Denis Ricard en appelle aux autorités canadiennes de règlementation. « Nous devons garder le contrôle ici. Oui, il y a des normes internationales, mais nous devons avoir un regard canadien sur ce qu’il se fait. Il y a des produits différents ici, ça doit être reconnu. J’ai confiance que les régulateurs sauront le reconnaitre et ne laisseront pas tomber l’industrie », dit-il en faisant valoir les efforts de lobbying menés par l’Association canadienne des compagnies d’assurance de personnes (ACCAP).
Un trésor de guerre de 1 G$
iA Groupe financier n’a jamais été dans une position aussi enviable en matière du capital, note M. Ricard. L’entreprise a « au moins un milliard de dollars canadiens disponibles pour réaliser des acquisitions », insiste-t-il.
Les nouvelles normes canadiennes sur le capital reconnaissent mieux la saine gestion des risques menés par l’assureur, selon Denis Ricard. « Ça nous protègera si les marchés connaissent une baisse importante. La sensibilité de notre ratio de capital n’a jamais été si faible comparativement aux facteurs macroéconomiques », poursuit-il.
Autres rachats
Lundi, Denis Ricard et Jacques Potvin, vice-président et chef des finances, rencontraient des investisseurs institutionnels. Pour M. Potvin, rapporte M. Ricard, la meilleure manière de comprendre la valeur d’un assureur, c’est de regarder l’évolution de sa valeur comptable par action en circulation. Depuis la démutualisation en 2000, la croissance moyenne chez IA est de 10 % par année, passant de 8,44 $ au 31 mars 2000 à 47,18 $ au 30 septembre 2018.
L’évolution du titre sur le marché a connu une croissance similaire de 10 % durant la même période, mais le titre a déjà été nettement mieux valorisé par les investisseurs. « Ce n’est pas pour rien que nous avons lancé des programmes de rachat d’actions », indique-t-il.
Lundi dernier, la valeur de l’action d’iA était à 48,62 $, à peine plus élevée que sa valeur comptable. « Les investisseurs nous demandent si nous sommes acheteurs. À ce prix-là, nous serons actifs, certainement », dit-il. M. Ricard souligne avoir déjà passé le même message lors des échanges avec les analystes financiers, lors de la publication des plus récents résultats trimestriels, le 7 novembre dernier.
Axes de développement
iA est premier au Québec dans plusieurs segments de marché : en nombre de contrats vendus en assurance individuelle, en ventes nettes de fonds distincts, en ventes d’assurance invalidité. Le groupe est aussi ex aequo au 1er rang en distribution de fonds communs de placement chez les institutions non bancaires et en contrats vendus chez les concessionnaires automobiles. « Par rapport à nos concurrents au Canada, nous réalisons 95 % de nos activités au pays. Il y a encore de la place pour grandir au Canada », indique-t-il.

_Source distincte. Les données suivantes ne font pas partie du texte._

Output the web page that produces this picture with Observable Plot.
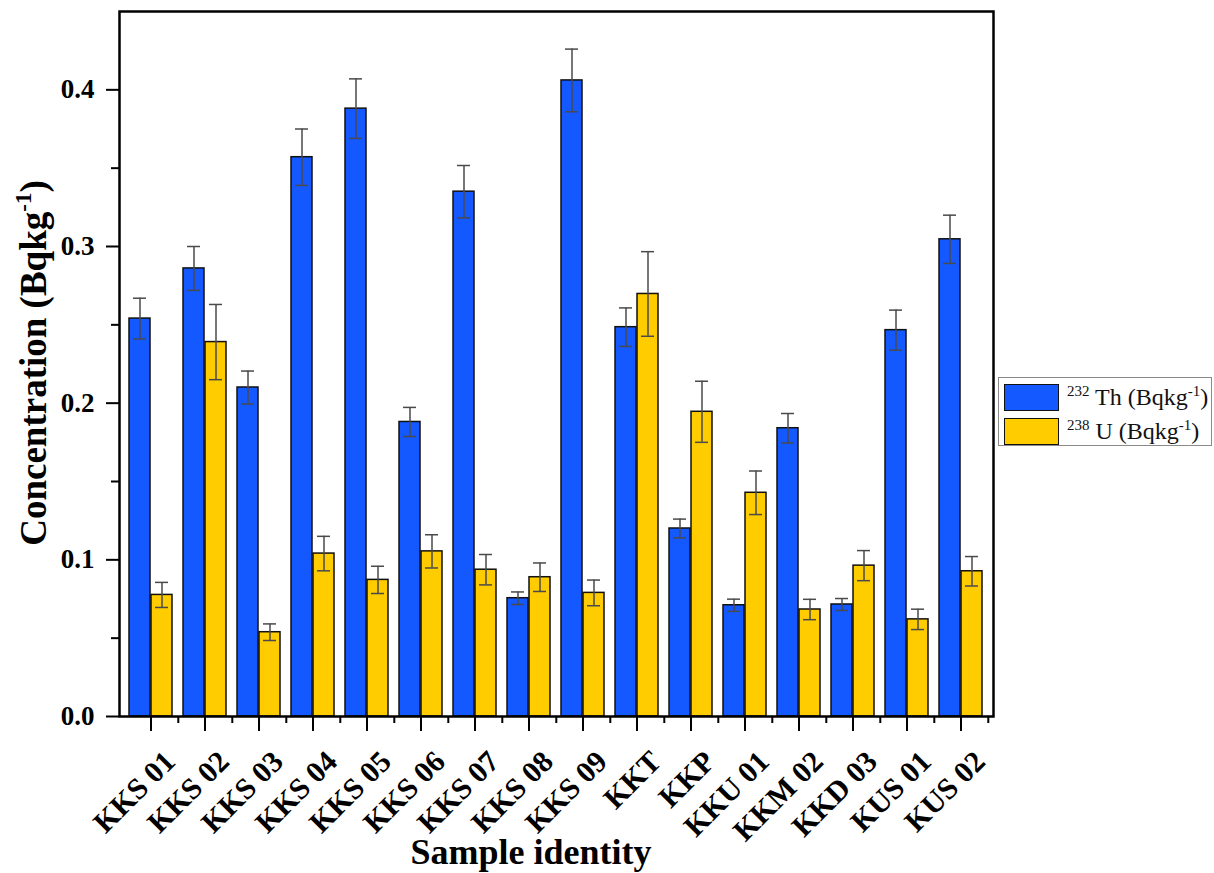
<!DOCTYPE html>
<html>
<head>
<meta charset="utf-8">
<script src="https://cdn.jsdelivr.net/npm/d3@7"></script>
<script src="https://cdn.jsdelivr.net/npm/@observablehq/plot@0.6"></script>
<style>
  html, body { margin: 0; padding: 0; background: #fff; }
  #wrap { position: relative; width: 1214px; height: 873px; font-family: "Liberation Serif", "Times New Roman", serif; }
  #legend { position: absolute; left: 998px; top: 377px; width: 214px; height: 69px; border: 1.5px solid #8a8a8a; background: #fff; box-sizing: border-box; }
  .row { position: absolute; left: 5px; height: 27px; display: flex; align-items: center; }
  .sw { width: 55px; height: 27px; border: 1.5px solid #111; box-sizing: border-box; flex: none; }
  .lt { margin-left: 8px; font-size: 24px; color: #111; white-space: nowrap; }
  .lt sup { font-size: 15px; vertical-align: 9px; line-height: 0; }
</style>
</head>
<body>
<div id="wrap"><div id="legend"></div></div>
<script>
const samples = ["KKS 01","KKS 02","KKS 03","KKS 04","KKS 05","KKS 06","KKS 07","KKS 08","KKS 09","KKT","KKP","KKU 01","KKM 02","KKD 03","KUS 01","KUS 02"];
const thValues = [0.254, 0.286, 0.210, 0.357, 0.388, 0.188, 0.335, 0.0755, 0.406, 0.2485, 0.120, 0.071, 0.184, 0.0715, 0.2466, 0.3046];
const thErrors = [0.013, 0.014, 0.0105, 0.018, 0.019, 0.0093, 0.0167, 0.004, 0.020, 0.0123, 0.006, 0.0039, 0.0094, 0.0038, 0.0128, 0.0154];
const uValues  = [0.0776, 0.239, 0.0538, 0.104, 0.0872, 0.1054, 0.0937, 0.0889, 0.0789, 0.2697, 0.1945, 0.1428, 0.0683, 0.0963, 0.0620, 0.0927];
const uErrors  = [0.008, 0.024, 0.0053, 0.011, 0.0087, 0.0106, 0.0097, 0.0091, 0.0082, 0.027, 0.0195, 0.0139, 0.0065, 0.0096, 0.0065, 0.0094];
const yMajorTicks = [0, 0.1, 0.2, 0.3, 0.4];
const yMinorTicks = [0.05, 0.15, 0.25, 0.35];

const TH_COLOR = "#1458ff";
const U_COLOR = "#ffcc00";

const th = samples.map((s, i) => ({sample: s, value: thValues[i], lo: thValues[i] - thErrors[i], hi: thValues[i] + thErrors[i]}));
const u  = samples.map((s, i) => ({sample: s, value: uValues[i], lo: uValues[i] - uErrors[i], hi: uValues[i] + uErrors[i]}));

const half = 22;
const stepHalf = 27.3;
const errStroke = "#4a4a4a";

const chart = Plot.plot({
  width: 1214,
  height: 873,
  marginLeft: 119,
  marginRight: 221,
  marginTop: 11,
  marginBottom: 157,
  style: {fontFamily: "'Liberation Serif', 'Times New Roman', serif", color: "#000", background: "#fff"},
  x: {type: "band", domain: samples, paddingInner: 0.195, paddingOuter: 0.0975, axis: null},
  y: {domain: [0, 0.45], axis: null},
  marks: [
    Plot.barY(th, {x: "sample", y: "value", fill: TH_COLOR, stroke: "#111", strokeWidth: 1.5, insetRight: half}),
    Plot.barY(u,  {x: "sample", y: "value", fill: U_COLOR, stroke: "#111", strokeWidth: 1.5, insetLeft: half}),
    Plot.ruleX(th, {x: "sample", y1: "lo", y2: "hi", dx: -11, stroke: errStroke, strokeWidth: 1.5}),
    Plot.ruleX(u,  {x: "sample", y1: "lo", y2: "hi", dx: 11, stroke: errStroke, strokeWidth: 1.5}),
    Plot.tickY(th, {x: "sample", y: "hi", insetLeft: 4, insetRight: 26, stroke: errStroke, strokeWidth: 1.5}),
    Plot.tickY(th, {x: "sample", y: "lo", insetLeft: 4, insetRight: 26, stroke: errStroke, strokeWidth: 1.5}),
    Plot.tickY(u,  {x: "sample", y: "hi", insetLeft: 26, insetRight: 4, stroke: errStroke, strokeWidth: 1.5}),
    Plot.tickY(u,  {x: "sample", y: "lo", insetLeft: 26, insetRight: 4, stroke: errStroke, strokeWidth: 1.5}),
    Plot.axisY({ticks: yMajorTicks, tickFormat: d3.format(".1f"), tickSize: 13, tickPadding: 12, strokeWidth: 2, fontSize: 27, fontWeight: "bold", label: null}),
    Plot.axisY({ticks: yMinorTicks, tickFormat: () => "", tickSize: 8, strokeWidth: 2, label: null}),
    Plot.axisX({ticks: samples, tickSize: 15, strokeWidth: 2, tickFormat: () => "", label: null}),
    Plot.axisX({ticks: samples, tickSize: 7, strokeWidth: 2, dx: stepHalf, tickFormat: () => "", label: null}),
    Plot.axisX({ticks: samples, tickSize: 0, tickRotate: -45, tickPadding: 40, dx: 19, fontSize: 30, fontWeight: "bold", label: null}),
    Plot.frame({stroke: "#000", strokeWidth: 2.5})
  ]
});

document.getElementById("wrap").prepend(chart);

// axis titles with superscript
const svg = d3.select(chart);
const yl = svg.append("text")
  .attr("transform", "translate(46,363) rotate(-90)")
  .attr("text-anchor", "middle")
  .attr("font-size", 37).attr("font-weight", "bold")
  .attr("font-family", "'Liberation Serif', 'Times New Roman', serif")
  .attr("fill", "#000");
yl.append("tspan").text("Concentration (Bqkg");
yl.append("tspan").attr("font-size", 23).attr("dy", -15).text("-1");
yl.append("tspan").attr("dy", 15).text(")");

svg.append("text")
  .attr("x", 531).attr("y", 864)
  .attr("text-anchor", "middle")
  .attr("font-size", 36).attr("font-weight", "bold")
  .attr("font-family", "'Liberation Serif', 'Times New Roman', serif")
  .attr("fill", "#000")
  .text("Sample identity");

// legend
const legendItems = [
  {color: TH_COLOR, iso: "232", el: "Th"},
  {color: U_COLOR, iso: "238", el: "U"}
];
const lg = d3.select("#legend");
legendItems.forEach((d, i) => {
  const row = lg.append("div").attr("class", "row").style("top", (6 + i * 34) + "px");
  row.append("div").attr("class", "sw").style("background", d.color);
  row.append("div").attr("class", "lt").html(`<sup>${d.iso}</sup> ${d.el} (Bqkg<sup>-1</sup>)`);
});
</script>
</body>
</html>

D’ailleurs, sur le plan des bénéfices nets réalisés dans les activités canadiennes, la croissance annuelle moyenne entre 2012 et 2017 a été de 15 % chez iA, contre -1 % pour les trois principaux concurrents en assurance de personnes.
Traduits autrement, ces mêmes bénéfices réalisés chez iA représentaient 25 % de ceux réalisés par les trois grands assureurs en 2012. Cinq ans plus tard, iA réalisait 53 % des bénéfices de ses concurrents, toujours dans leurs activités canadiennes.
30 acquisitions en 30 ans
En 30 ans, iA a réalisé une trentaine d’acquisitions. « Il y a 30 ans, nous n’étions pas du tout dans la gestion de patrimoine. Le secteur représente désormais le tiers de nos bénéfices », indique-t-il.
Pour améliorer l’expérience client et leurs relations avec les conseillers, Denis Ricard souligne la présence au conseil d’administration de Louis Têtu (Coveo), Nicolas Darveau-Garneau (Google) et Marc Poulin (ex-président de Sobeys). La nomination de Pierre Miron en aout dernier, comme vice-président responsable des technologies de l’information, permettra de poursuivre le virage numérique entrepris chez iA. M. Miron occupait des fonctions similaires depuis 2010 à la Caisse de dépôt et placement du Québec.
Apprendre à dire non : un défi
Denis Ricard n’a pas encore passé 100 jours dans la chaise du grand patron, mais il fait déjà un constat. « Ce qui m’a le plus surpris, c’est la gestion de mon temps. Il faut apprendre à dire non. On ne peut pas tout faire », dit-il.
Le nouveau PDG d’iA Groupe financier a repris certaines des activités caritatives autrefois réalisées par Yvon Charest, qui était très impliqué dans la communauté. « Je voulais envoyer un message de continuité », dit-il.
Denis Ricard souligne que, lors de son passage au Cercle canadien en septembre, il n’était en poste que depuis quelques jours. « C’est Yvon Charest qui m’a annoncé, lors de la transition, que j’allais devoir faire cette présentation. Il avait accepté l’invitation au printemps en sachant qu’il n’allait pas être là », raconte M. Ricard en souriant.